(An Unborn Baby at 20 Weeks / Photo Credit: WebMD)
On Wednesday, the House Judiciary Committee held the first in a series of congressional hearings into allegations that Planned Parenthood is illegally selling body parts from aborted babies, a claim first launched by the pro-life Center for Medical Progress in its recently published undercover videos. In the tapes, Planned Parenthood officials discuss compensation for fetal tissue harvested from aborted babies and handed over to researchers.
During the hearing, Chairman Bob Goodlatte (R-Va.) referenced the dissenting opinion of Justice Anthony Kennedy following the 2000 Supreme Court case Stenberg v. Carhart, which struck down a Nebraska law banning some late-term abortions. Afterward, Goodlatte asked witness Priscilla Smith, a director and senior fellow at the Program for the Study of Reproductive Justice at Yale Law School, a very simple question regarding a particularly gruesome form of abortion.
After a little verbal wiggling, Smith answers pretty directly.
Goodlatte quoted from Justice Anthony Kennedy’s dissenting opinion:
“The fetus can be alive at the beginning of the dismemberment process and can survive for at time while its limbs are being torn off.
Dr. Carhart agreed that ‘when you pull out a piece of the fetus, let’s say an arm or a leg, and remove that, at the time just prior to the removal of a portion of the fetus, the fetus is alive.’ Carhart also has observed fetal heartbeat in ultrasound with extensive parts of the fetus removed, and testified that near dismemberment of a limb does not always cause death, because he knows of a physician who removed the arm of a fetus only to have the fetus go on to be born as a living child with one arm.
At the conclusion of a [dilation and evacuation] abortion, no intact fetus remains. In Dr. Carhart’s words, the abortionist is left with ‘a tray full of pieces.’”
Goodlatte continued, in his own words:
Justice Kennedy said, "The fetus, in many cases, dies just as a human adult or child would. It bleeds to death as it is torn limb from limb."
Ms. Smith, do you believe this practice represents a humane way to die?
Let me separate which is something that keeps getting confused here in this hearing again and again, which is procedures performed on pre-viable fetuses and procedures that were performed on viable fetuses. Both the women here on this panel are here today because they were both viable at the time when their procedures were performed. What you’re talking about is pre-viability procedures performed on a fetus that cannot survive outside –
Maybe, maybe not. Justice Kennedy was talking about a procedure that was performed on a child that was born alive with only one arm, because the other had been pulled off already during the abortion procedure. My question to you is – are you going to answer it – is this a humane way to die?

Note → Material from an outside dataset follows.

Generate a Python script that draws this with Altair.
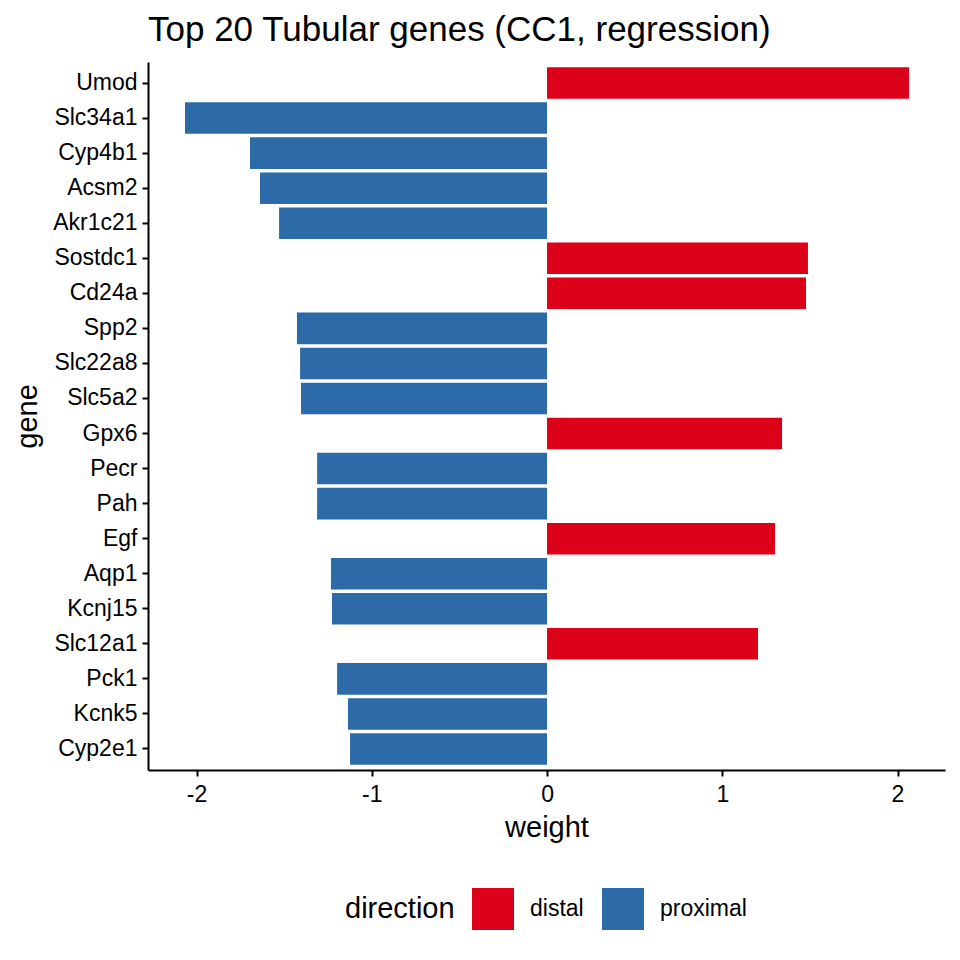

Finally, Smith answered the question:
I believe, for a fetus, for a pre-viable fetus, yes. A D&E procedure is a very humane procedure and it protects the woman and her health and safety more than any other procedure. And in fact it was substituted for --
Ms. Smith, I’m going to reclaim my time and just say that, I have to say that I think your view of humanity and mine are different.